Despojado por la técnica de todo secreto, de toda ilusión; despojado de su origen por haberse generado en modelos; despojado de toda connotación de sentido y valor, exorbitado, es decir, soltado de la órbita del sujeto al mismo tiempo que del preciso modo de visión que forma parte de la definición estética del mundo, deviene entonces, de alguna manera, un objeto puro y recupera algo de la fuerza y la inmediatez de las formas anteriores o posteriores a la estetización general de nuestra cultura. Todos esos artefactos, todos esos objetos e imágenes artificiales, ejercen sobre nosotros una suerte de irradiación artificial, de fascinación; los simulacros dejan de ser simulacros y pasan a tener una evidencia material; pasan a ser fetiches quizás, a la vez completamente despersonalizados, desimbolizados y, sin embargo, de intensidad máxima, investidos directamente como médium, del mismo modo en que lo es el objeto fetiche, sin mediación estética. Es aquí donde nuestros objetos más superficiales y estereotipados recuperan tal vez un poder exorcizante similar al de las máscaras sacrificiales. Exactamente como estas, que absorben la identidad de los actores, danzarines y espectadores, y cuya función es provocar con ello una suerte de vértigo taumatúrgico (¿traumatúrgico?), así creo que todos esos artefactos modernos, de lo publicitario a lo electrónico, de lo mediático a lo virtual —objetos, imágenes, modelos, redes—, cumplen una función de absorción y vértigo del interlocutor (nosotros, los sujetos, los actuantes supuestos), mucho más que de comunicación o información; y, al mismo tiempo, de eyección y rechazo, exactamente como en las formas exorcísticas y paroxísticas anteriores. We shall be your favorite disappearing act!

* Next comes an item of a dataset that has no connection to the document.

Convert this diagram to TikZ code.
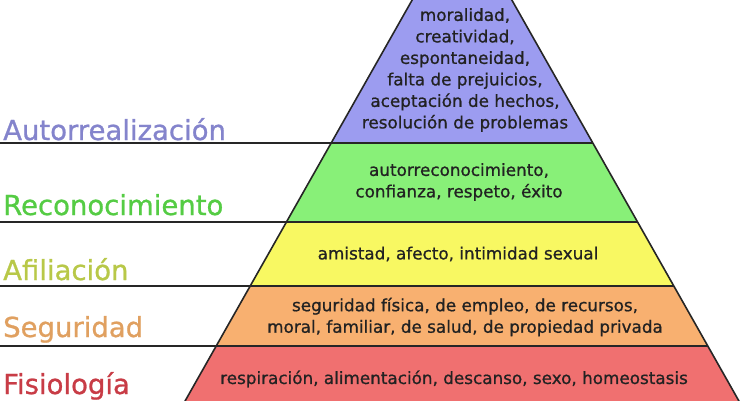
\documentclass[tikz,border=0pt]{standalone}
\usepackage{fontspec}
\setmainfont{DejaVu Sans}
\newfontfamily\semib[FakeBold=0.9]{DejaVu Sans}
\definecolor{fA}{HTML}{9C9CF0}
\definecolor{fB}{HTML}{88F078}
\definecolor{fC}{HTML}{F8F862}
\definecolor{fD}{HTML}{F8B070}
\definecolor{fE}{HTML}{F07070}
\definecolor{lA}{HTML}{8484CC}
\definecolor{lB}{HTML}{55CC44}
\definecolor{lC}{HTML}{B8C848}
\definecolor{lD}{HTML}{E0A060}
\definecolor{lE}{HTML}{C83C46}
\definecolor{ink}{HTML}{222222}
\tikzset{
  edge/.style={line width=1.6pt, black!85},
  bandtext/.style={align=center, text=ink, inner sep=0pt, font=\semib\fontsize{16.8}{21.5}\selectfont},
  levellabel/.style={anchor=base west, inner sep=0pt, font=\semib\fontsize{27.5}{33}\selectfont}
}
\begin{document}
\begin{tikzpicture}[x=1pt,y=-1pt]
\useasboundingbox (0,0) rectangle (750,400);
\clip (0,0) rectangle (750,400);
% corner points
\coordinate (apex) at (462,-88);
\coordinate (l1) at (331.1,143); \coordinate (r1) at (592.9,143);
\coordinate (l2) at (286.3,222); \coordinate (r2) at (637.7,222);
\coordinate (l3) at (250.1,286); \coordinate (r3) at (673.9,286);
\coordinate (l4) at (216.2,346); \coordinate (r4) at (707.8,346);
\coordinate (l5) at (174.3,420); \coordinate (r5) at (749.7,420);
\coordinate (s1) at (0,143); \coordinate (s2) at (0,222);
\coordinate (s3) at (0,286); \coordinate (s4) at (0,346);
% bands
\fill[fA] (apex) -- (r1) -- (l1) -- cycle;
\fill[fB] (l1) -- (r1) -- (r2) -- (l2) -- cycle;
\fill[fC] (l2) -- (r2) -- (r3) -- (l3) -- cycle;
\fill[fD] (l3) -- (r3) -- (r4) -- (l4) -- cycle;
\fill[fE] (l4) -- (r4) -- (r5) -- (l5) -- cycle;
% outlines
\draw[edge] (apex) -- (l5);
\draw[edge] (apex) -- (r5);
\draw[edge] (s1) -- (r1);
\draw[edge] (s2) -- (r2);
\draw[edge] (s3) -- (r3);
\draw[edge] (s4) -- (r4);
% texts in the pyramid
\node[bandtext] (tA) at (465,70) {moralidad,\\creatividad,\\espontaneidad,\\falta de prejuicios,\\aceptación de hechos,\\resolución de problemas};
\node[bandtext] (tB) at (459,182) {autorreconocimiento,\\confianza, respeto, éxito};
\node[bandtext] (tC) at (458,254) {amistad, afecto, intimidad sexual};
\node[bandtext] (tD) at (465,317) {seguridad física, de empleo, de recursos,\\moral, familiar, de salud, de propiedad privada};
\node[bandtext] (tE) at (454,379) {respiración, alimentación, descanso, sexo, homeostasis};
% level labels
\node[levellabel, text=lA] (nA) at (3,140) {Autorrealización};
\node[levellabel, text=lB] (nB) at (3,215) {Reconocimiento};
\node[levellabel, text=lC] (nC) at (3,280) {Afiliación};
\node[levellabel, text=lD] (nD) at (3,337) {Seguridad};
\node[levellabel, text=lE] (nE) at (3,394) {Fisiología};
\end{tikzpicture}
\end{document}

Mucho más allá de la forma estética, estos objetos adoptan las formas de juego aleatorio y de vértigo a que aludía Caillois y que se oponían a los juegos de representación, miméticos y estéticos. Ilustran así nuestro tipo de sociedad, que es una sociedad de paroxismo y exorcismo, es decir, una sociedad en la que hemos absorbido hasta el vértigo nuestra propia realidad, nuestra propia identidad, y procuramos rechazarla con la misma fuerza, una sociedad donde la realidad entera ha absorbido hasta el vértigo a su propio doble y quiere expulsarlo cualesquiera que sean sus formas.

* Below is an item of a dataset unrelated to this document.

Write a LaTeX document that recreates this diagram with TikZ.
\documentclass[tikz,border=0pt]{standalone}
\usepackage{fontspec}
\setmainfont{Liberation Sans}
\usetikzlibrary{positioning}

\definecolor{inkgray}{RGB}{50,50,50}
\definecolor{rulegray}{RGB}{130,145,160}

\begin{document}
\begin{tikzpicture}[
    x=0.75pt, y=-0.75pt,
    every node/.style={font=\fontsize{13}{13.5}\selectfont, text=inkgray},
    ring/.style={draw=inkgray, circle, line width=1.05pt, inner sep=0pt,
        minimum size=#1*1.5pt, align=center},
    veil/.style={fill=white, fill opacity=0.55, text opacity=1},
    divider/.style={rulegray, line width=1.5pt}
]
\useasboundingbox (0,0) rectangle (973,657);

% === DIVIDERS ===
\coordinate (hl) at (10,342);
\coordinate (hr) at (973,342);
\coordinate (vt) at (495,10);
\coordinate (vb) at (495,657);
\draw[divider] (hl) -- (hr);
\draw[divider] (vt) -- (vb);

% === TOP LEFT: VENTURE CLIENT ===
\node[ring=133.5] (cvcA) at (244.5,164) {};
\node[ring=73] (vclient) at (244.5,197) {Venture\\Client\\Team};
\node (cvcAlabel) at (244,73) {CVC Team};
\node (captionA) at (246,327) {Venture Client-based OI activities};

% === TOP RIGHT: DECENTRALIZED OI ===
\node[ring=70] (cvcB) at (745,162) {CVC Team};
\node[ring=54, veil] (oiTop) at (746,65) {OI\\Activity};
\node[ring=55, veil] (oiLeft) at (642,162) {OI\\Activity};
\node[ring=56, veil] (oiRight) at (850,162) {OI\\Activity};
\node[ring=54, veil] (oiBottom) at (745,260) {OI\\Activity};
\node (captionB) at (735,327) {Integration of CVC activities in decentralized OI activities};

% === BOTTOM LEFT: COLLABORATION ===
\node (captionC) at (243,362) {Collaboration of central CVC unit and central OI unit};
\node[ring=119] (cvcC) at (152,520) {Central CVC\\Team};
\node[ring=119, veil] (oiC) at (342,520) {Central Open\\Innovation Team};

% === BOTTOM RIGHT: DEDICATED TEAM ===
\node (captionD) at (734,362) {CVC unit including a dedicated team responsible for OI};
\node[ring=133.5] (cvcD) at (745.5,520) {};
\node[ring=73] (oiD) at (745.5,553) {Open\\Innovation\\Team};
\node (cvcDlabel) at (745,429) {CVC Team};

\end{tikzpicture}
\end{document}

Esos objetos triviales, esos objetos técnicos, esos objetos virtuales, serían, pues, los nuevos atractores extraños, los nuevos objetos más allá de lo estético, transestéticos, objetos-fetiche carentes de significación, de ilusión, sin aura, sin valor, y que serían el espejo de nuestra desilusión radical del mundo. Objetos irónicamente puros, tal como son las imágenes de Warhol.